Find each line with the string "this" and copy it.

THE INPUT:
:::::

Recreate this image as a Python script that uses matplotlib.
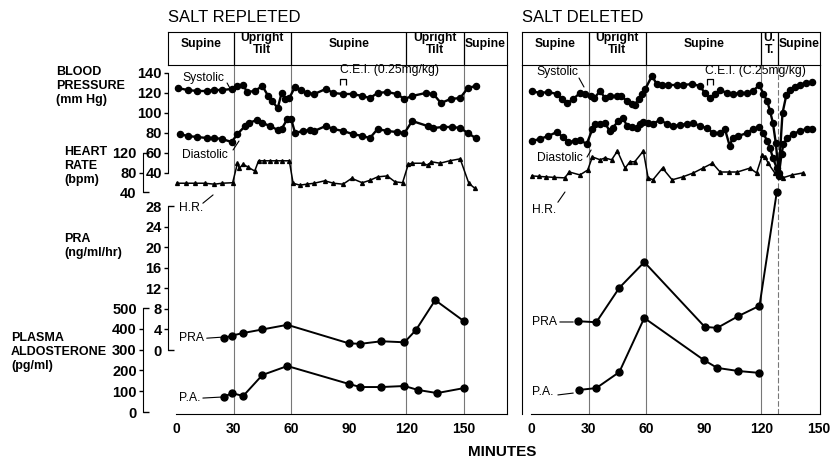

:::::

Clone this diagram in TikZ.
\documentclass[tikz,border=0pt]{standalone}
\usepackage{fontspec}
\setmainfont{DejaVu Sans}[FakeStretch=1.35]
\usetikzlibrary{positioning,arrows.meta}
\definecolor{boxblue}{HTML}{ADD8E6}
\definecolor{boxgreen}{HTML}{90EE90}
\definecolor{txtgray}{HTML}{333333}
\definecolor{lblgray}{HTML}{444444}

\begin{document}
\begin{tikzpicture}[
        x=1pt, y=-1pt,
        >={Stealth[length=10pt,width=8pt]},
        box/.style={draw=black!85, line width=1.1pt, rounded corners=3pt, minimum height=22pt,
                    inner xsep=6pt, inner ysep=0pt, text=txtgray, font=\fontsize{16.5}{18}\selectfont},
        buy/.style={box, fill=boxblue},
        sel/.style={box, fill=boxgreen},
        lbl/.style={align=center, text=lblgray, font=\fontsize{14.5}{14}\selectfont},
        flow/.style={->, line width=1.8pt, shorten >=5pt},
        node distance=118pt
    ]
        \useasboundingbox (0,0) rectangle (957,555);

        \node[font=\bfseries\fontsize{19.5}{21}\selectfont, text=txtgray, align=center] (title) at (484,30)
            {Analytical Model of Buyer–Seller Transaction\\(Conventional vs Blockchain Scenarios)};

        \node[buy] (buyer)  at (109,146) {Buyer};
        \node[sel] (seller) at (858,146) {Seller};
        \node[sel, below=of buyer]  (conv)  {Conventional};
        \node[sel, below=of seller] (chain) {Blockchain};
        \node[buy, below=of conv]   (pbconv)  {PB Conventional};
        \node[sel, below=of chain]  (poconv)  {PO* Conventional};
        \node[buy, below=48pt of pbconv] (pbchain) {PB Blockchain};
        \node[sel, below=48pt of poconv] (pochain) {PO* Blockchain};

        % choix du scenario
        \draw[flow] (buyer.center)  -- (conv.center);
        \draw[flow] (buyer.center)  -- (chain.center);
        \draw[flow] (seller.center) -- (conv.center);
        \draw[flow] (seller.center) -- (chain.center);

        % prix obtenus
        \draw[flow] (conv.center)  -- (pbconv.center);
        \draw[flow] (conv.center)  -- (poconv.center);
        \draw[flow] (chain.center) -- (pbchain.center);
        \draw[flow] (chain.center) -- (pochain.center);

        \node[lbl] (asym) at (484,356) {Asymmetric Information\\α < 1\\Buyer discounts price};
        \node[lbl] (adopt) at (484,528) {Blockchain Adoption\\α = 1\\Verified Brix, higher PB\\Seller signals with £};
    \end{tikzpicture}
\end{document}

:::::

OUTPUT:
Recreate this image as a Python script that uses matplotlib.
Clone this diagram in TikZ.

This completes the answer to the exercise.